A graph neural network (GNN) is a class of neural networks for processing data represented by graph data structures. They were popularized by their use in supervised learning on properties of various molecules.Since their inception, several variants of the simple message passing neural network (MPNN) framework have been proposed. Recently, Graph Neural Networks (GNNs) have gained increasing popularity in various domains, including social networks, knowledge graphs, life sciences and recommender systems. The power of GNNs in modeling the dependencies between nodes in a graph enables the breakthrough in the research area related to graph analysis. This repository contains various Graph Machine Learning projects solved using Deep Graph Neural Networks.
Node classification is the supervised task, at which the labels of the nodes are predicted by the network.

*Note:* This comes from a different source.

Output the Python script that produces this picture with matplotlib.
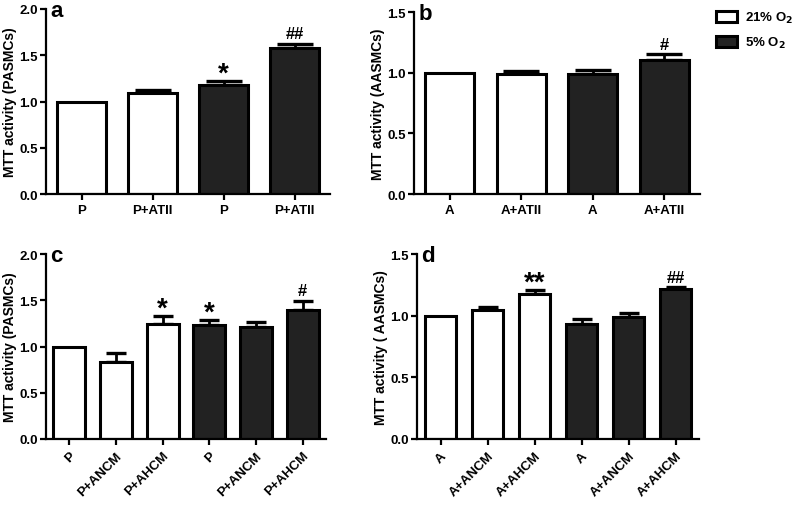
import matplotlib
matplotlib.use("Agg")
import matplotlib.pyplot as plt
from matplotlib.patches import Patch

plt.rcParams['font.family'] = ['Liberation Sans', 'DejaVu Sans']
plt.rcParams['font.weight'] = 'bold'

# panel a: PASMCs + ATII
labels_a = ['P', 'P+ATII', 'P', 'P+ATII']
values_a = [1.00, 1.09, 1.18, 1.58]
errors_a = [0.0, 0.035, 0.04, 0.045]
marks_a = ['', '', '*', '##']

# panel b: AASMCs + ATII
labels_b = ['A', 'A+ATII', 'A', 'A+ATII']
values_b = [1.00, 0.985, 0.99, 1.105]
errors_b = [0.0, 0.03, 0.03, 0.045]
marks_b = ['', '', '', '#']

# panel c: PASMCs + conditioned media
labels_c = ['P', 'P+ANCM', 'P+AHCM', 'P', 'P+ANCM', 'P+AHCM']
values_c = [1.00, 0.83, 1.245, 1.23, 1.21, 1.40]
errors_c = [0.0, 0.10, 0.08, 0.06, 0.05, 0.09]
marks_c = ['', '', '*', '*', '', '#']

# panel d: AASMCs + conditioned media
labels_d = ['A', 'A+ANCM', 'A+AHCM', 'A', 'A+ANCM', 'A+AHCM']
values_d = [1.00, 1.045, 1.175, 0.93, 0.99, 1.22]
errors_d = [0.0, 0.025, 0.03, 0.04, 0.035, 0.01]
marks_d = ['', '', '**', '', '', '##']

WHITE = '#ffffff'
DARK = '#222222'
W, H = 797, 506


def draw_panel(ax, letter, labels, values, errors, marks, ymax, ylabel,
               capsize, rotate):
    n = len(values)
    x = list(range(n))
    colors = [WHITE] * (n // 2) + [DARK] * (n // 2)
    ax.bar(x, values, width=0.68, color=colors, edgecolor='black',
           linewidth=2.2, zorder=2)
    # control bars are normalised to 1 and have no error bar
    ex = [xi for xi, e in zip(x, errors) if e > 0]
    ev = [v for v, e in zip(values, errors) if e > 0]
    ee = [e for e in errors if e > 0]
    ax.errorbar(ex, ev, yerr=[[0] * len(ee), ee], fmt='none',
                ecolor='black', elinewidth=2, capsize=capsize, capthick=2.4,
                zorder=1)
    for xi, v, e, m in zip(x, values, errors, marks):
        if not m:
            continue
        if '*' in m:
            ax.annotate(m, (xi, v + e), xytext=(0, -4),
                        textcoords='offset points', ha='center',
                        va='bottom', fontsize=20, fontweight='bold')
        else:
            ax.annotate(m, (xi, v + e), xytext=(0, 2),
                        textcoords='offset points', ha='center',
                        va='bottom', fontsize=12, fontweight='bold')

    ax.set_xlim(-0.5, n - 0.5)
    ax.set_ylim(0, ymax)
    ax.set_yticks([i * 0.5 for i in range(int(ymax / 0.5) + 1)])
    ax.set_yticklabels([f'{t:.1f}' for t in ax.get_yticks()],
                       fontsize=9.5, fontweight='bold')
    ax.set_xticks(x)
    if rotate:
        ax.set_xticklabels(labels, rotation=45, ha='right',
                           rotation_mode='anchor', fontsize=9.5,
                           fontweight='bold')
    else:
        ax.set_xticklabels(labels, fontsize=9.5, fontweight='bold')
    ax.set_ylabel(ylabel, fontsize=10, fontweight='bold', labelpad=1.5)
    for side in ['top', 'right']:
        ax.spines[side].set_visible(False)
    for side in ['left', 'bottom']:
        ax.spines[side].set_linewidth(1.6)
    ax.tick_params(axis='y', width=1.6, length=4.5, pad=1.5)
    ax.tick_params(axis='x', width=1.6, length=4.5, pad=3)
    ax.annotate(letter, (0, 1), xycoords='axes fraction', xytext=(3, -5),
                textcoords='offset points', ha='left', va='baseline',
                fontsize=16, fontweight='bold')


def box(l, r, t, b):
    return [l / W, 1 - b / H, (r - l) / W, (b - t) / H]


fig = plt.figure(figsize=(W / 100, H / 100), dpi=100)
ax_a = fig.add_axes(box(46, 330, 10, 195))
ax_b = fig.add_axes(box(414, 700, 13, 195))
ax_c = fig.add_axes(box(46, 326, 255, 440))
ax_d = fig.add_axes(box(417, 699, 255, 440))

draw_panel(ax_a, 'a', labels_a, values_a, errors_a, marks_a, 2.0,
           'MTT activity (PASMCs)', 13, False)
draw_panel(ax_b, 'b', labels_b, values_b, errors_b, marks_b, 1.5,
           'MTT activity (AASMCs)', 13, False)
draw_panel(ax_c, 'c', labels_c, values_c, errors_c, marks_c, 2.0,
           'MTT activity (PASMCs)', 7, True)
draw_panel(ax_d, 'd', labels_d, values_d, errors_d, marks_d, 1.5,
           'MTT activity ( AASMCs)', 7, True)

handles = [Patch(facecolor=WHITE, edgecolor='black', linewidth=2.2),
           Patch(facecolor=DARK, edgecolor='black', linewidth=2.2)]
fig.legend(handles, ['21% O$_2$', '5% O$_2$'], loc='upper left',
           bbox_to_anchor=(716 / W, 1 - 11 / H), frameon=False,
           borderpad=0, borderaxespad=0, handlelength=1.6,
           handleheight=0.95, handletextpad=0.6, labelspacing=0.75,
           prop={'size': 9.5, 'weight': 'bold'})

fig.savefig('out.png', dpi=100)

First, a Deep Graph Neural Network outputs an embedding for each node. Subsequently, the embeddings are passed through a Multi Layer Perceptron (MLP) head, which predicts the node labels.
The Cora dataset consists of 2708 scientific publications classified into one of seven classes. The citation network consists of 5429 links. Each publication in the dataset is described by a 0/1-valued word vector indicating the absence/presence of the corresponding word from the dictionary. The dictionary consists of 1433 unique words. Nodes represent documents and edges represent citation links.
The optimal model achieved 84% validation accuracy.
Graph classification is the supervised task, at which the label of the graph is predicted by the network. First, a Deep Graph Neural Network outputs an embedding for each node. Subsequently, the embeddings are pooled and passed through a Multi Layer Perceptron (MLP) head, which predicts the graph label.
The MUTAG dataset consists of 188 chemical compounds divided into two classes according to their mutagenic effect on a bacterium. The chemical data was obtained from http://cdb.ics.uci.edu and converted to graphs, where vertices represent atoms and edges represent chemical bonds. Explicit hydrogen atoms have been removed and vertices are labeled by atom type and edges by bond type (single, double, triple or aromatic).
The optimal model achieved 83.6% validation accuracy.
PROTEINS is a dataset of proteins that are classified as enzymes or non-enzymes. Nodes represent the amino acids and two nodes are connected by an edge if they are less than 6 Angstroms apart. It consists of 1113 graphs with 39.06 nodes and 72.82 edges per graph on average.
The optimal model achieved 74.1% validation accuracy.